France offers a mature and regulated market that is generally favorable to international franchises. French consumers are often attracted to well-known global brands, particularly in sectors such as fashion, food, and beauty. The country also boasts a stable legal and economic environment, which can provide a solid foundation for business expansion. Additionally, the franchise market in France is well-regulated, offering protections for both franchisors and franchisees, which can help mitigate certain risks and uncertainties in the business.

Risks

Despite the significant opportunities, several risks are associated with investing in a master franchise in France. Understanding and mitigating these risks is crucial for long-term success.

  1. High Financial Costs

The initial investment required to acquire a master franchise can be substantial. Entry fees for master franchise agreements are often high, reflecting the exclusivity and potential of the territory. In addition to this, the master franchisee must pay ongoing royalties, which are typically calculated as a percentage of the revenue generated by sub-franchisees.

These financial commitments can place pressure on the master franchisee to meet growth targets and achieve profitability. If development targets—such as the number of new franchise units to be opened—are not met, it can be difficult to recover the initial investment or meet ongoing financial obligations. Furthermore, unforeseen expenses, such as higher-than-expected operating costs, legal fees, or marketing expenses, could further strain the franchisee’s finances.

  1. Managing the Network of Sub-Franchisees

As a master franchisee, the responsibility for managing a network of sub-franchisees adds a layer of complexity that goes beyond running individual outlets. This includes recruiting qualified sub-franchisees, providing training, ensuring compliance with the brand’s standards, and maintaining high service quality across the entire network. Managing these relationships can be time-consuming and challenging, particularly when it comes to addressing underperforming franchisees or handling conflicts within the network.

Failures in managing the sub-franchisees can lead to reputational damage for the brand. If one franchise unit provides a poor customer experience or fails to meet operational standards, it can negatively impact the entire network, making it more difficult to attract new customers or sub-franchisees.

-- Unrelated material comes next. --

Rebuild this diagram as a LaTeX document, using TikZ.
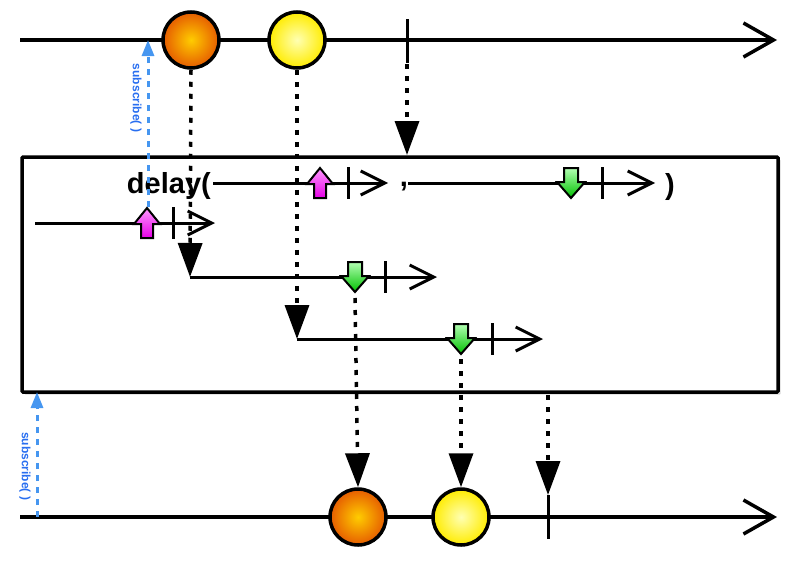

  1. Dependence on the Franchisor’s Strategy

Another key risk involves the dependence on the franchisor’s strategy. The master franchisee is reliant on the franchisor to maintain the brand’s appeal, introduce new products or services, and update marketing strategies. If the franchisor’s decisions or long-term strategy do not align with the local market conditions in France, it could hinder the franchisee’s ability to grow and maintain profitability.

For instance, if the franchisor introduces a product line or marketing campaign that does not resonate with French consumers, the master franchisee could struggle to generate sales. Similarly, if the franchisor fails to innovate or adapt to market changes, the brand could lose its competitive edge, placing the entire franchise network at risk.

  1. Local Competition

While France offers a favorable market for franchises, it is also a highly competitive environment. Many international brands have already established themselves in key sectors, meaning that a new franchise may face stiff competition from both global and local businesses. Competing with well-established players in the market requires careful planning, significant investment in marketing, and potentially adapting the business model to suit French consumer preferences.

The need for adaptation presents another risk. To succeed, the master franchisee must ensure that the franchise concept is tailored to the local market, whether through adjustments in product offerings, pricing strategies, or customer service models. Failure to adapt the franchise to local consumer expectations could result in slow growth or even failure to establish a foothold in the market.